The news feed is populated with user posts, which range from business suggestions/help to gifs of neon cats. Again illustrating the bizarre nexus of productive and playful. I’ve even used the newsfeed to find freelance work for friends, give search marketing advice, and find the latest tech world news. It’s a useful tool as is, but WeWork’s social media platform has the possibility to do so much more.
Enter WeWork Labs members.
Successful, industry-changing products and services are built when innovative, hard working, and fun individuals work in close quarters. That’s why the WeWork Labs open floor “Pit” is an ideal place to Beta test.
WeWork Labs is mostly an open pit of individual tech companies ranging from 1-5 people. It opened March of 2012 and has since expanded to office spaces in San Francisco and Los Angeles. The basic concept is to provide affordable office space for early stage tech startups. But since its birth, the companies that have rolled through its floors have expanded, broken down, and reformed. And new side projects have been created. For instance, Test Tube Tuesdays came out of a new friendship formed in the Labs open pit.

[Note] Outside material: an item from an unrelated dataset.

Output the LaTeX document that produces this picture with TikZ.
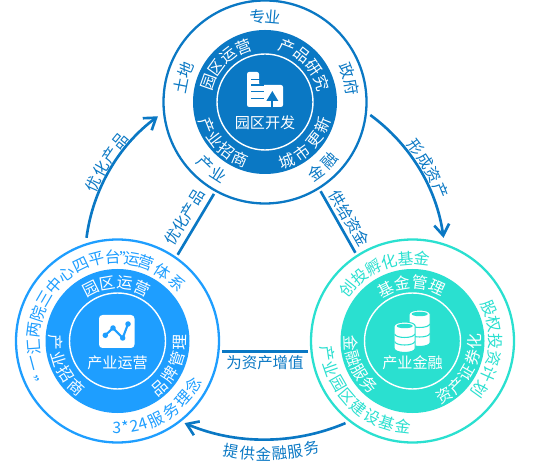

Because Lab'ers are constantly testing products and making revisions, we understand how to give important, actionable feedback. In other words, we know how to break things (and rebuild them). These characteristics combined with the amazing amenities provided by WeWork Labs, such as private demo days and influential speakers, make for a fast-paced, rapidly-growing space.
Labs is a living, breathing entity – it’s a beast growing with its inhabitants. If I were testing a product, I’d use us, too.